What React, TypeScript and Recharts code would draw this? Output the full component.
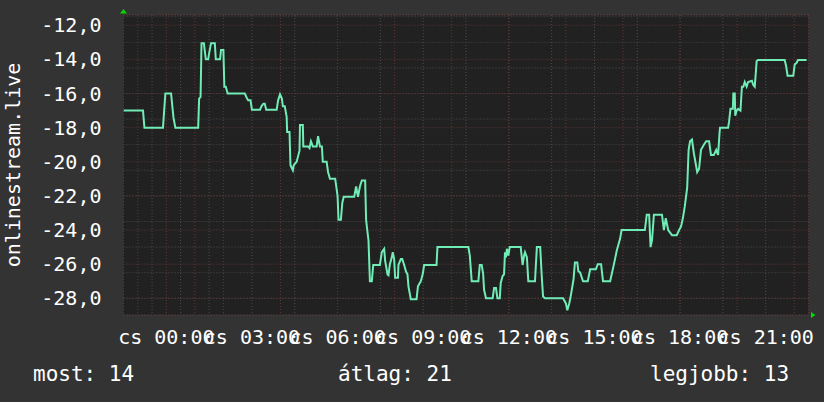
import React from "react";
import {
  LineChart,
  Line,
  XAxis,
  YAxis,
  CartesianGrid,
  ReferenceDot,
} from "recharts";

// minutes from 00:00 (negative = previous evening) and the measured value
const minutes = [
  -90, -49, -46, -7, -2, 10, 15, 19, 67, 69, 72, 74, 79, 80, 83, 88, 90, 94,
  102, 104, 113, 115, 120, 122, 125, 129, 165, 169, 172, 177, 180, 197, 200,
  204, 207, 210, 232, 235, 239, 243, 245, 249, 253, 254, 259, 261, 266, 268,
  274, 280, 281, 287, 288, 298, 301, 304, 308, 316, 319, 323, 327, 329, 337,
  340, 344, 355, 357, 360, 362, 367, 370, 373, 395, 399, 403, 407, 411, 418,
  420, 422, 425, 428, 432, 435, 449, 453, 458, 460, 465, 467, 470, 474, 476,
  479, 481, 487, 488, 493, 496, 500, 504, 507, 509, 514, 526, 529, 532, 535,
  539, 542, 568, 570, 635, 638, 642, 656, 659, 663, 666, 668, 672, 686, 689,
  693, 696, 701, 703, 707, 710, 712, 714, 716, 719, 722, 745, 749, 752, 754,
  758, 761, 775, 779, 786, 789, 792, 796, 834, 840, 843, 847, 850, 856, 859,
  864, 866, 870, 876, 886, 891, 903, 907, 914, 918, 933, 937, 941, 947, 954,
  957, 1006, 1010, 1015, 1018, 1021, 1025, 1042, 1046, 1050, 1055, 1063, 1073,
  1078, 1082, 1086, 1090, 1095, 1098, 1101, 1105, 1109, 1116, 1120, 1124,
  1130, 1135, 1141, 1145, 1151, 1156, 1160, 1163, 1164, 1181, 1183, 1186,
  1191, 1192, 1195, 1196, 1199, 1202, 1207, 1210, 1213, 1216, 1220, 1223,
  1231, 1234, 1237, 1240, 1241, 1244, 1300, 1303, 1306, 1318, 1321, 1325,
  1328, 1346,
];
const values = [
  -17.0, -17.0, -18.0, -18.0, -16.0, -16.0, -17.4, -18.0, -18.0, -16.3, -16.2,
  -13.05, -13.05, -13.3, -14.0, -14.0, -13.65, -13.05, -13.05, -14.0, -14.0,
  -13.45, -13.45, -15.6, -15.6, -16.0, -16.0, -16.25, -16.4, -16.4, -16.95,
  -16.95, -16.75, -16.6, -16.6, -16.95, -16.95, -16.4, -16.05, -16.3, -16.75,
  -16.75, -17.37, -18.25, -18.25, -20.2, -20.5, -20.2, -20.0, -19.35, -17.85,
  -17.85, -19.1, -19.1, -19.2, -18.8, -19.1, -19.1, -18.5, -19.1, -19.1, -20.0,
  -20.0, -20.6, -21.0, -21.0, -21.4, -22.0, -23.4, -23.4, -22.4, -22.05,
  -22.05, -21.45, -22.05, -21.45, -21.1, -21.1, -23.4, -23.9, -24.6, -27.0,
  -27.0, -26.05, -26.05, -25.3, -25.1, -25.8, -26.6, -26.65, -26.0, -25.6,
  -25.3, -25.7, -26.8, -26.8, -26.05, -25.7, -25.7, -26.05, -26.45, -26.6,
  -27.3, -28.05, -28.05, -27.3, -27.15, -27.0, -26.6, -26.05, -26.05, -25.0,
  -25.0, -25.5, -27.0, -27.0, -26.05, -26.05, -26.55, -27.5, -28.0, -28.0,
  -27.4, -27.4, -28.0, -28.0, -27.1, -26.7, -26.6, -25.3, -25.6, -25.1, -25.5,
  -25.0, -25.0, -26.05, -25.5, -25.3, -25.6, -27.0, -27.0, -25.0, -25.0,
  -26.6, -27.9, -28.0, -28.0, -28.3, -28.7, -28.3, -27.9, -26.9, -25.9, -25.9,
  -26.4, -26.5, -27.0, -27.0, -26.3, -26.3, -26.0, -26.0, -27.0, -27.0, -26.5,
  -26.0, -25.2, -24.5, -24.0, -24.0, -23.1, -23.1, -25.0, -24.6, -23.1, -23.1,
  -24.0, -23.3, -24.0, -24.3, -24.3, -24.0, -23.8, -23.3, -22.6, -21.5, -19.3,
  -18.8, -18.7, -19.5, -20.6, -20.4, -19.3, -19.0, -18.8, -18.8, -19.6, -19.6,
  -19.3, -19.6, -18.3, -18.0, -18.0, -17.65, -16.9, -16.9, -16.0, -16.0,
  -17.3, -17.0, -16.9, -17.0, -15.6, -15.6, -15.33, -15.6, -15.33, -15.25,
  -15.5, -15.6, -14.5, -14.1, -14.04, -14.04, -14.4, -14.96, -14.96, -14.3,
  -14.2, -14.04, -14.04,
];

const xTicks = [0, 180, 360, 540, 720, 900, 1080, 1260];
const xTickLabels = [
  "cs 00:00",
  "cs 03:00",
  "cs 06:00",
  "cs 09:00",
  "cs 12:00",
  "cs 15:00",
  "cs 18:00",
  "cs 21:00",
];
const yTicks = [-28, -26, -24, -22, -20, -18, -16, -14, -12];

const statLabels = ["most", "átlag", "legjobb"];
const statValues = [14, 21, 13];

const xDomain: [number, number] = [-90, 1350];
const yDomain: [number, number] = [-28.98, -11.4];

const data = minutes.map((m, i) => ({ m, v: values[i] }));

const range = (from: number, to: number, step: number) => {
  const out: number[] = [];
  for (let v = from; v <= to + 1e-9; v += step) out.push(v);
  return out;
};
const minorX = range(-90, 1350, 30);
const majorX = range(-60, 1320, 60);
const minorY = range(-28.5, -11.5, 0.5);

const FONT = "DejaVu Sans Mono";
const MINOR = "#4c4c4c";
const MAJOR = "#663636";
const statX = [33, 338, 650];

const noLabel = () => <g />;

const upArrow = (p: any) => (
  <polygon
    points={`${p.cx - 3.5},${p.cy - 1.5} ${p.cx + 3.5},${p.cy - 1.5} ${p.cx},${p.cy - 6}`}
    fill="#00dd00"
  />
);
const rightArrow = (p: any) => (
  <polygon
    points={`${p.cx + 2.5},${p.cy - 3} ${p.cx + 2.5},${p.cy + 3} ${p.cx + 7},${p.cy}`}
    fill="#00dd00"
  />
);

export default function App() {
  return (
    <div
      style={{
        position: "absolute",
        left: 0,
        top: 0,
        width: 824,
        height: 402,
        background: "#333333",
      }}
    >
      <LineChart
        width={824}
        height={402}
        data={data}
        margin={{ top: 15, right: 15.5, bottom: 57, left: 0 }}
      >
        {/* hidden axes that only feed the minor / major grids */}
        <XAxis xAxisId="minor" dataKey="m" type="number" domain={xDomain} ticks={minorX} hide allowDataOverflow />
        <XAxis xAxisId="major" dataKey="m" type="number" domain={xDomain} ticks={majorX} hide allowDataOverflow />
        <YAxis yAxisId="minor" type="number" domain={yDomain} ticks={minorY} hide allowDataOverflow />
        <CartesianGrid
          xAxisId="minor"
          yAxisId="minor"
          fill="#212121"
          stroke={MINOR}
          strokeDasharray="1 2"
        />
        <CartesianGrid
          xAxisId="major"
          yAxisId={0}
          stroke={MAJOR}
          strokeDasharray="1 2"
        />
        {/* little tick marks on the top and bottom frame */}
        <XAxis xAxisId="topMinor" orientation="top" height={0} dataKey="m" type="number" domain={xDomain}
          ticks={minorX} interval={0} axisLine={false} tickSize={3} tick={noLabel} tickLine={{ stroke: MINOR }} />
        <XAxis xAxisId="topMajor" orientation="top" height={0} dataKey="m" type="number" domain={xDomain}
          ticks={majorX} interval={0} axisLine={false} tickSize={3} tick={noLabel} tickLine={{ stroke: "#8a4040" }} />
        <XAxis xAxisId="botMinor" height={0} dataKey="m" type="number" domain={xDomain}
          ticks={minorX} interval={0} axisLine={false} tickSize={3} tick={noLabel} tickLine={{ stroke: MINOR }} />
        <XAxis xAxisId="botMajor" height={0} dataKey="m" type="number" domain={xDomain}
          ticks={majorX} interval={0} axisLine={false} tickSize={3} tick={noLabel} tickLine={{ stroke: "#8a4040" }} />
        <XAxis
          dataKey="m"
          type="number"
          domain={xDomain}
          ticks={xTicks}
          interval={0}
          height={30}
          allowDataOverflow
          axisLine={false}
          tickLine={false}
          tickMargin={9}
          tickFormatter={(m: number) => xTickLabels[xTicks.indexOf(m)]}
          tick={{ fill: "#ffffff", fontSize: 20, fontFamily: FONT }}
        />
        <YAxis
          type="number"
          domain={yDomain}
          ticks={yTicks}
          width={123.5}
          allowDataOverflow
          axisLine={false}
          tickLine={false}
          tickMargin={16}
          tickFormatter={(v: number) => v.toFixed(1).replace(".", ",")}
          tick={{ fill: "#ffffff", fontSize: 20, fontFamily: FONT }}
        />
        <Line
          type="linear"
          dataKey="v"
          stroke="#70ecb6"
          strokeWidth={2}
          dot={false}
          isAnimationActive={false}
        />
        <ReferenceDot x={xDomain[0]} y={yDomain[1]} r={0} ifOverflow="visible" shape={upArrow} />
        <ReferenceDot x={xDomain[1]} y={yDomain[0]} r={0} ifOverflow="visible" shape={rightArrow} />
      </LineChart>
      <svg
        width={824}
        height={402}
        style={{ position: "absolute", left: 0, top: 0, pointerEvents: "none" }}
      >
        <text
          transform="translate(20,165) rotate(-90)"
          textAnchor="middle"
          fill="#ffffff"
          fontSize={20}
          fontFamily={FONT}
        >
          onlinestream.live
        </text>
        {statLabels.map((l, i) => (
          <text key={l} x={statX[i]} y={381} fill="#ffffff" fontSize={21} fontFamily={FONT}>
            {`${l}: ${statValues[i]}`}
          </text>
        ))}
      </svg>
    </div>
  );
}
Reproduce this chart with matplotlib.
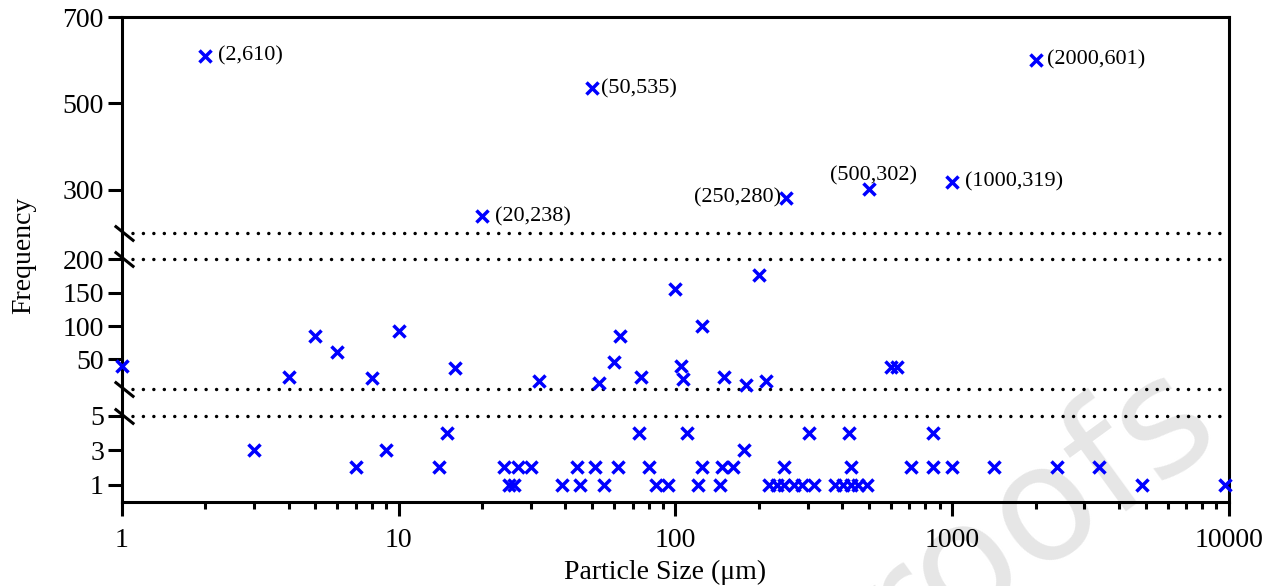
import numpy as np
import matplotlib
matplotlib.use('Agg')
import matplotlib.pyplot as plt
from matplotlib.ticker import LogLocator, FuncFormatter, NullLocator, NullFormatter

plt.rcParams['font.family'] = ['Liberation Serif', 'DejaVu Serif']

# ---------------- data ----------------
# upper segment (labelled points)
upper_x = [2, 20, 50, 250, 500, 1000, 2000]
upper_y = [610, 238, 535, 280, 302, 319, 601]

# middle segment
mid_x = [1, 4, 5, 6, 8, 10, 16, 32, 53, 60, 63, 75, 100, 105, 106, 125, 150,
         180, 200, 212, 600, 630]
mid_y = [40, 23, 85, 61, 22, 93, 37, 18, 14, 46, 85, 24, 156, 40, 20, 100, 24,
         12, 176, 17, 39, 39]

# lower segment
low_x = [3, 7, 9, 14, 15, 24, 25, 26, 27, 30, 39, 44, 45, 51, 55, 62, 74, 80,
         85, 94, 110, 121, 125, 145, 147, 162, 177, 218, 232, 247, 247, 267,
         286, 304, 317, 378, 402, 425, 430, 430, 458, 493, 710, 850, 850, 1000,
         1416, 2400, 3400, 4840, 9700]
low_y = [3, 2, 3, 2, 4, 2, 1, 1, 2, 2, 1, 2, 1, 2, 1, 2, 4, 2,
         1, 1, 4, 1, 2, 1, 2, 2, 3, 1, 1, 2, 1, 1,
         1, 4, 1, 1, 1, 4, 2, 1, 1, 1, 2, 2, 4, 2,
         2, 2, 2, 1, 1]

y_ticks = [1, 3, 5, 50, 100, 150, 200, 300, 500, 700]
x_ticks = [1, 10, 100, 1000, 10000]

# ---------------- broken y scale ----------------
EPS = 1e-3
seg_vals = np.array([-100.0, 0, 5, 5 + EPS, 200, 200 + EPS, 700, 1700])
seg_pos = -np.array([501.5 + 1715, 501.5, 415.7, 389.3, 259.3, 232.7, 17.3, 17.3 - 431])


def fwd(y):
    return np.interp(y, seg_vals, seg_pos)


def inv(v):
    return np.interp(v, seg_pos, seg_vals)


W, H = 1279, 586
fig = plt.figure(figsize=(W / 100, H / 100), dpi=100)
ax = fig.add_axes([122 / W, 1 - 501.7 / H, (1229 - 122) / W, (501.7 - 17.3) / H])

# watermark (behind everything)
fig.text(1222 / W, 1 - 430 / H, 'Proofs', fontsize=115, color='#e6e6e6',
         family='DejaVu Sans', rotation=36, rotation_mode='anchor',
         ha='right', va='baseline', zorder=-5)
ax.set_facecolor('none')

ax.set_xscale('log')
ax.set_yscale('function', functions=(fwd, inv))
ax.set_xlim(1, 10000)
ax.set_ylim(0, 700)

mk = dict(marker='x', s=75, linewidths=2.5, color='#0000ff', clip_on=False, zorder=5)
ax.scatter(upper_x, upper_y, **mk)
ax.scatter(mid_x, mid_y, **mk)
ax.scatter(low_x, low_y, **mk)

# break lines
for v in [5, 5 + EPS, 200, 200 + EPS]:
    ax.axhline(v, color='black', lw=2.5, ls=(0, (0.01, 3.0)),
               dash_capstyle='round', zorder=2)
ax.plot([1.02] * 4, [5, 5 + EPS, 200, 200 + EPS], ls='none',
        marker=[(-1, 0.8), (1, -0.8)], ms=14, mew=2.2, color='black',
        clip_on=False, zorder=6)

# annotations
offsets = {2: (9.4, 0, 'left'), 20: (9.4, 0, 'left'), 50: (6.5, 0, 'left'),
           250: (-3.6, 0, 'right'), 500: (3, 9.5, 'center'),
           1000: (9, 0, 'left'), 2000: (8, 0, 'left')}
for x, y in zip(upper_x, upper_y):
    dx, dy, ha = offsets[x]
    ax.annotate(f'({x},{y})', (x, y), xytext=(dx, dy), textcoords='offset points',
                ha=ha, va='center', fontsize=16, zorder=7)

# axes styling
for s in ax.spines.values():
    s.set_linewidth(2.2)
ax.set_yticks(y_ticks)
ax.set_yticklabels([str(t) for t in y_ticks])
ax.yaxis.set_minor_locator(NullLocator())
ax.set_xticks(x_ticks)
ax.xaxis.set_major_formatter(FuncFormatter(lambda v, p: f'{v:g}' if v < 1e4 else '10000'))
ax.xaxis.set_minor_locator(LogLocator(base=10, subs=np.arange(2, 10)))
ax.xaxis.set_minor_formatter(NullFormatter())
ax.tick_params(axis='both', which='major', labelsize=20, width=2.2, length=10,
               direction='out', color='black')
ax.tick_params(axis='x', which='major', pad=9)
ax.tick_params(axis='y', which='major', pad=3)
ax.tick_params(axis='x', which='minor', width=2.2, length=5, direction='out')

ax.set_xlabel('Particle Size (\u03bcm)', fontsize=20)
ax.set_ylabel('Frequency', fontsize=20)
ax.xaxis.set_label_coords(0.4905, -0.12)
ax.yaxis.set_label_coords(-0.0777, 0.508)

fig.savefig('out.png', dpi=100)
-------
● **EXERCISE**: Transcribe only the lines above that start at the line containing "Reproduce this chart with matplotlib." and end at the line containing "plt.rcParams['font.family'] = ['Liberation". Omit pictures.

● **REPLY**:
Reproduce this chart with matplotlib.
import numpy as np
import matplotlib
matplotlib.use('Agg')
import matplotlib.pyplot as plt
from matplotlib.ticker import LogLocator, FuncFormatter, NullLocator, NullFormatter

plt.rcParams['font.family'] = ['Liberation Serif', 'DejaVu Serif']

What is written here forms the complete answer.